La battuta di un magistrato della trincea napoletana fotografa lo stato delle gravi lacune dell’antimafia, vista da Napoli ma anche da tante regioni del sud: i tagli alla sicurezza, i pesanti vuoti in organico di Procure e tribunali, soprattutto il disastro (generale, incondizionato) dei tempi della giustizia, con processi che durano troppo e un silenzioso esercito di killer luogotenenti “capipiazza” gregari e spacciatori troppo spesso restituiti ai loro spazi di dominio. Quegli spazi dove resta totale l’assenza di politiche sui territori, nei quartieri e sulle agenzie formative, mirate a sottrarre vastissime platee giovanili al reclutamento della manovalanza. E in grado di disinnescare le “eterne” bombe sociali, dalla Scampia napoletana al Parco Verde di Caivano, da Timpone Rosso nella provincia cosentina al quartiere Archi, a Reggio Calabria: nell’altra grande area d’emergenza europea del crimine organizzato, l’impero dei due mondi, la ‘ndrangheta.

Dopo il blitz, e i risultati raccolti dalle eccellenze investigative, il resto dello Stato non corre, non sta al passo. E non consolida lo spazio guadagnato. E loro, gli uomini e le donne (in ascesa) dei clan lo sanno. Uccidono di meno ma con più ferocia, come racconta la lunga teoria dei nemici carbonizzati, nella faida tuttora in corso nell’area a nord di Napoli. Fanno meno rumore, ma sono più pericolosi, tanto la giustizia ha gambe corte e tempi lunghissimi, in media, per calare la sua falce. Costruiscono imperi e s’infiltrano nel tessuto dei “sani”, tanto i sigilli alle loro ricchezze scivolano nell’enorme imbuto dell’Agenzia dei beni confiscati: un altro grande nodo da rivedere, con i suoi tempi morti e migliaia di immobili e società che vanno in malora – fatte salve importanti e durature eccezioni – perché le istituzioni non sanno rinnovarne la vita. E dimostrare che, anche produttivamente, passare allo Stato conviene.

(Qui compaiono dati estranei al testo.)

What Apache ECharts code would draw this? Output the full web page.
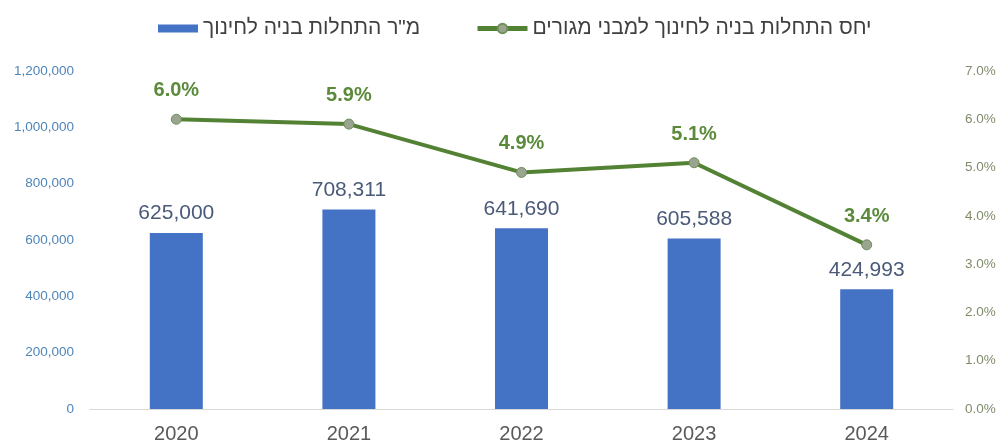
<!DOCTYPE html>
<html>
<head>
<meta charset="utf-8">
<script src="https://cdn.jsdelivr.net/npm/echarts@6/dist/echarts.min.js"></script>
<style>
  html, body { margin: 0; padding: 0; background: #fff; }
  #chart { width: 1007px; height: 444px; }
</style>
</head>
<body>
<div id="chart"></div>
<script>
// Years on the x axis
const years = ['2020', '2021', '2022', '2023', '2024'];
// Square metres of education construction starts
const areaStarts = [625000, 708311, 641690, 605588, 424993];
// Ratio of education starts to residential starts (%)
const ratioPct = [6.0, 5.9, 4.9, 5.1, 3.4];

const barName = 'מ"ר התחלות בניה לחינוך';
const lineName = 'יחס התחלות בניה לחינוך למבני מגורים';

const font = 'Liberation Sans, Arial, sans-serif';
const chart = echarts.init(document.getElementById('chart'), null, { renderer: 'canvas' });

chart.setOption({
  animation: false,
  backgroundColor: '#ffffff',
  grid: { left: 90, right: 54, top: 71, bottom: 35, containLabel: false },
  legend: [
    {
      data: [{ name: barName, icon: 'rect' }], left: 153, top: 13,
      itemWidth: 40, itemHeight: 8, itemGap: 6,
      textStyle: { fontFamily: font, fontSize: 21, color: '#404040' }
    },
    {
      data: [lineName], left: 470, top: 13,
      itemWidth: 50, itemHeight: 12, itemGap: 5,
      lineStyle: { width: 5 },
      textStyle: { fontFamily: font, fontSize: 21, color: '#404040' }
    }
  ],
  xAxis: {
    type: 'category',
    data: years,
    axisLine: { lineStyle: { color: '#d9d9d9', width: 1 } },
    axisTick: { show: false },
    axisLabel: { fontFamily: font, fontSize: 20, color: '#595959', margin: 15 }
  },
  yAxis: [
    {
      type: 'value', min: 0, max: 1200000, interval: 200000,
      axisLine: { show: false }, axisTick: { show: false },
      splitLine: { show: false },
      axisLabel: {
        fontFamily: font, fontSize: 13.5, color: '#4f86b8', margin: 16,
        formatter: v => v.toLocaleString('en-US')
      }
    },
    {
      type: 'value', min: 0, max: 7, interval: 1,
      axisLine: { show: false }, axisTick: { show: false },
      splitLine: { show: false },
      axisLabel: {
        fontFamily: font, fontSize: 13.5, color: '#7f8c6a', margin: 12,
        formatter: v => v.toFixed(1) + '%'
      }
    }
  ],
  series: [
    {
      name: barName,
      type: 'bar',
      yAxisIndex: 0,
      data: areaStarts,
      barWidth: 53,
      itemStyle: { color: '#4472c4' },
      label: {
        show: true, position: 'top', distance: 9,
        fontFamily: font, fontSize: 21, color: '#4a5a78',
        formatter: p => p.value.toLocaleString('en-US')
      }
    },
    {
      name: lineName,
      type: 'line',
      yAxisIndex: 1,
      data: ratioPct,
      symbol: 'circle',
      symbolSize: 10,
      lineStyle: { color: '#548235', width: 4 },
      itemStyle: { color: '#9aa58f', borderColor: '#6f8f5a', borderWidth: 1 },
      label: {
        show: true, position: 'top', distance: 13,
        fontFamily: font, fontSize: 20, fontWeight: 'bold', color: '#5a8a3a',
        formatter: p => p.value.toFixed(1) + '%'
      },
      z: 5
    }
  ]
});
</script>
</body>
</html>
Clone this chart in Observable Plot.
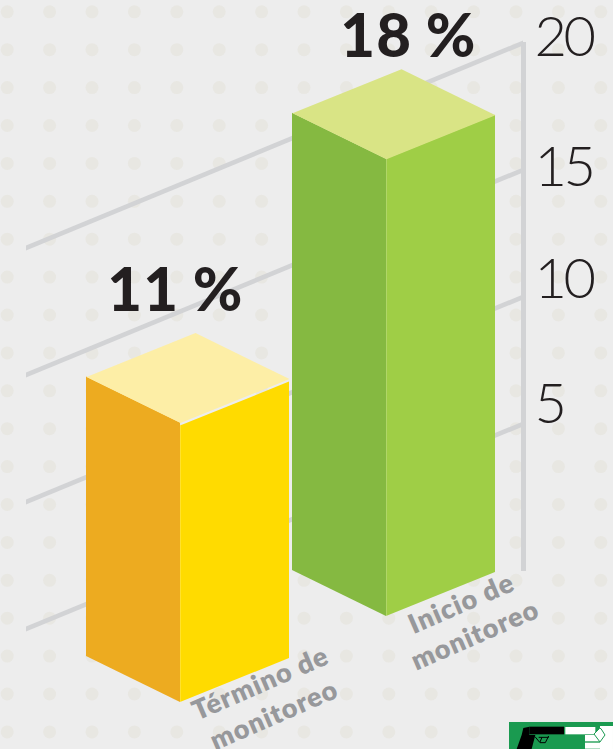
<!DOCTYPE html>
<html lang="es">
<head>
<meta charset="utf-8">
<title>Término e inicio de monitoreo</title>
<script src="https://cdn.jsdelivr.net/npm/d3@7"></script>
<script src="https://cdn.jsdelivr.net/npm/@observablehq/plot@0.6"></script>
<style>
  html, body { margin: 0; padding: 0; background: #ededed; }
  #chart { width: 613px; height: 749px; overflow: hidden; }
  #chart svg { display: block; background: transparent; }
  .tick-label text { letter-spacing: -3.5px; }
  .value-label text { letter-spacing: 1.2px; word-spacing: -2px; }
  .category-label text { letter-spacing: 1px; }
</style>
</head>
<body>
<div id="chart"></div>
<script>
// Chart values
const categories = ["Término de\nmonitoreo", "Inicio de\nmonitoreo"];
const percentages = [11, 18];
const tickValues = [20, 15, 10, 5];

// Face colours of each column: side, front, cap
const sideColors = ["#edab20", "#85b941"];
const frontColors = ["#ffdb00", "#9fce46"];
const capColors = ["#fdeea6", "#d9e485"];

// Scene layout, in pixels
const W = 613, H = 749;
const unit = 25.4;            // pixels per percentage point
const zeroRow = 551;          // row of the zero level where the wall meets the axis
const level = (row) => (zeroRow - row) / unit;

const frontEdge = [180, 386]; // column of each bar's nearest edge
const floorRow = [702, 616];  // row where that edge meets the ground
const capSeam = [3, 0];       // sliver left between the cap and the front face
const leftRun = 94, rightRun = 109, leftRise = 46, rightRise = 44;
const labelShift = [{dx: -20, dy: -41}, {dx: 7, dy: -32}];
const categoryShift = [{dx: 86, dy: -5}, {dx: 81, dy: 1}];
const tickShift = {20: -5, 15: -2, 10: -17, 5: -19};

const wallLeft = 26, axisX = 523, wallSlope = 0.4125;

// Polka-dot backdrop
const dotColumns = d3.range(0, 15).map((i) => 6.7 + i * 42.4);
const dotRows = d3.range(0, 20).map((i) => 11.3 + i * 37.9);
const dots = d3.cross(dotColumns, dotRows);

const bars = categories.map((name, i) => {
  const floor = level(floorRow[i]);
  const top = floor + percentages[i];
  return {
    i, name, value: percentages[i], floor, top,
    front: frontEdge[i],
    left: frontEdge[i] - leftRun,
    right: frontEdge[i] + rightRun,
    back: frontEdge[i] - leftRun + rightRun
  };
});

// Wall lines rising toward the axis, cut vertically at the left end
const wallBand = 2.5 / unit;
const wallMarks = tickValues.map((t) => {
  const drop = (axisX - wallLeft) * wallSlope / unit;
  const pts = [{x: wallLeft, y: t - drop}, {x: axisX, y: t}];
  return Plot.areaY(pts, {
    x: "x",
    y1: (d) => d.y - wallBand,
    y2: (d) => d.y + wallBand,
    fill: "#d2d3d5"
  });
});

// One column: side face, front face, top cap and a soft highlight on the shared edge
const barMarks = bars.flatMap((b) => {
  const rL = leftRise / unit, rR = rightRise / unit;
  const seam = capSeam[b.i] / unit;
  const side = [
    {x: b.left, y1: b.floor + rL, y2: b.top + rL},
    {x: b.front, y1: b.floor, y2: b.top}
  ];
  const frontFace = [
    {x: b.front, y1: b.floor, y2: b.top - seam},
    {x: b.right, y1: b.floor + rR, y2: b.top + rR - seam}
  ];
  const cap = [
    {x: b.front, y: b.top},
    {x: b.left, y: b.top + rL},
    {x: b.back, y: b.top + rL + rR},
    {x: b.right, y: b.top + rR}
  ];
  return [
    Plot.areaY(side, {x: "x", y1: "y1", y2: "y2", fill: sideColors[b.i]}),
    Plot.areaY(frontFace, {x: "x", y1: "y1", y2: "y2", fill: frontColors[b.i]}),
    Plot.line(cap, {x: "x", y: "y", fill: capColors[b.i], stroke: "none"}),
    Plot.ruleX([b.front], {y1: b.floor, y2: b.top - seam, stroke: "#ffffff", strokeOpacity: 0.18, strokeWidth: 1})
  ];
});

const valueLabelMarks = bars.map((b) => {
  const crest = b.top + (leftRise + rightRise) / unit;
  return Plot.text([`${b.value} %`], {
    x: b.back,
    y: crest,
    dx: labelShift[b.i].dx,
    dy: labelShift[b.i].dy,
    text: (d) => d,
    className: "value-label",
    fontFamily: "Lato",
    fontWeight: 900,
    fontSize: 60,
    fill: "#231f20",
    textAnchor: "middle",
    lineAnchor: "middle"
  });
});

const tickLabelMarks = tickValues.map((t) =>
  Plot.text([t], {
    x: axisX + 11,
    y: (d) => d,
    dy: tickShift[t],
    text: (d) => String(d),
    className: "tick-label",
    fontFamily: "Lato",
    fontWeight: 300,
    fontSize: 56,
    fill: "#231f20",
    textAnchor: "start",
    lineAnchor: "middle"
  })
);

const categoryMarks = bars.map((b) =>
  Plot.text([b], {
    x: "front",
    y: "floor",
    dx: categoryShift[b.i].dx,
    dy: categoryShift[b.i].dy,
    text: "name",
    rotate: -23.5,
    className: "category-label",
    fontFamily: "Lato",
    fontWeight: 800,
    fontSize: 27,
    lineHeight: 1.28,
    fill: "#97989b",
    textAnchor: "middle",
    lineAnchor: "middle"
  })
);

// Small badge in the corner: pistol and pointing hand on a green tab
function badge() {
  const g = d3.create("svg:g").attr("transform", "translate(490,700) scale(0.3333)");
  g.append("rect").attr("x", 57).attr("y", 66).attr("width", 312).attr("height", 81).attr("fill", "#1a9a50");
  g.append("path").attr("d", "M100,84 L118,80 L118,105 L136,105 L125,147 L80,147 L95,105 Z").attr("fill", "#000");
  g.append("rect").attr("x", 118).attr("y", 80).attr("width", 104).attr("height", 23).attr("fill", "#000");
  g.append("path").attr("d", "M135,110 L150,128 L166,128 L176,108 M146,112 L176,112 M156,112 L150,126")
    .attr("fill", "none").attr("stroke", "#000").attr("stroke-width", 3);
  g.append("rect").attr("x", 226).attr("y", 81).attr("width", 90).attr("height", 22).attr("fill", "#fff");
  g.append("rect").attr("x", 330).attr("y", 78).attr("width", 39).attr("height", 69).attr("fill", "#fff");
  g.append("rect").attr("x", 285).attr("y", 105).attr("width", 45).attr("height", 19).attr("fill", "#fff");
  g.append("rect").attr("x", 285).attr("y", 128).attr("width", 45).attr("height", 18).attr("fill", "#fff");
  g.append("path").attr("d", "M329,85 L312,102 L330,126 L345,105 L333,86 Z")
    .attr("fill", "#fff").attr("stroke", "#1a9a50").attr("stroke-width", 3);
  return g.node();
}

const plot = Plot.plot({
  width: W,
  height: H,
  margin: 0,
  x: {domain: [0, W], range: [0, W], axis: null},
  y: {domain: [level(H), level(0)], range: [H, 0], axis: null},
  style: {background: "transparent"},
  marks: [
    Plot.dot(dots, {x: (d) => d[0], y: (d) => level(d[1]), r: 6.5, fill: "#e8e7e2", stroke: "none"}),
    ...wallMarks,
    Plot.ruleX([axisX], {y1: level(571), y2: level(42), stroke: "#d2d3d5", strokeWidth: 5}),
    ...tickLabelMarks,
    ...barMarks,
    ...valueLabelMarks,
    ...categoryMarks,
    badge
  ]
});

document.getElementById("chart").append(plot);
</script>
</body>
</html>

No, i blitz non bastano, comprese le catture eccellenti. Centoventi clan di camorra solo tra Napoli e Caserta, secondo l’ultimo resoconto consegnato due settimane fa al ministro dell’Interno Angelino Alfano. Oltre 5 mila affiliati stabili, senza contare l’indotto. E un ulteriore livello con cui fare i conti, segnalato dai capi degli uffici giudiziari. “Si è formato una fascia sociale e produttiva in vista che abbiamo chiamato ‘borghesia illegale’, spiega il procuratore capo di Napoli, Giovanni Colangelo. Sono le nuove sembianze assunte dalla società guasta di chi si è riciclato dopo l’abbuffata miliardaria dello spaccio, insieme con figli, parenti e nipoti, magari laureati.

 

 

Ma si può combattere l’industria del crimine, una Spa che non conosce crisi, un investitore senza uguali sempre pronto a immettere liquidità e a interfacciarsi con gli Enti locali, senza disarticolarne il sistema con capacità di penetrazione e bonifica dei territori, senza investire su una scuola non aperta ma spalancata sui quartieri per l’intero giorno e senza la risposta definitiva della giustizia, tramite sentenze che arrivino al terzo grado prima che la custodia preventiva sia scaduta da un pezzo? Un esempio su tutti. Nuovo di zecca: il Tribunale di Aversa istituito cento giorni fa, il cosiddetto presidio di Napoli Nord . Una sola frase, quella del neo procuratore capo, Francesco Greco, consegnata direttamente al ministro di Giustizia Andrea Orlando:

 

“Siamo appena nati e questo ufficio è già al collasso. Siamo entrati in una situazione allucinante”.

 

Il motivo? Una Procura e un Tribunale competenti su un bacino di un milione di abitanti, su un territorio particolarmente denso di clan: è un’enorme somma di periferie. Spiega il procuratore Greco, visibilmente a disagio nel dovere raccontare un fallimento ancor prima di avere avuto il tempo di imprimere un abbrivio: “Il nostro organico è fissato sulla carta in 30 magistrati, ma ce ne sono solo 5 in organico, 4 gli applicati. E dobbiamo occuparci di 39 comuni, di cui ben 31 sono nell’area più nota come “Terra dei fuochi”. Senza contare che ormai i più pericolosi e noti gruppi criminali si sono spostati proprio in questa area”.

 

 

Ma c’è di più: con l’istituzione di quel nuovo Tribunale molti dei processi istruiti sulle cosche collegati al gotha dei casalesi saranno trasferiti da Santa Maria Capua Vetere ad Aversa. Con una perdita di “memoria storica” e di esperienza che non potrà non incidere sulla lotta a Gomorra.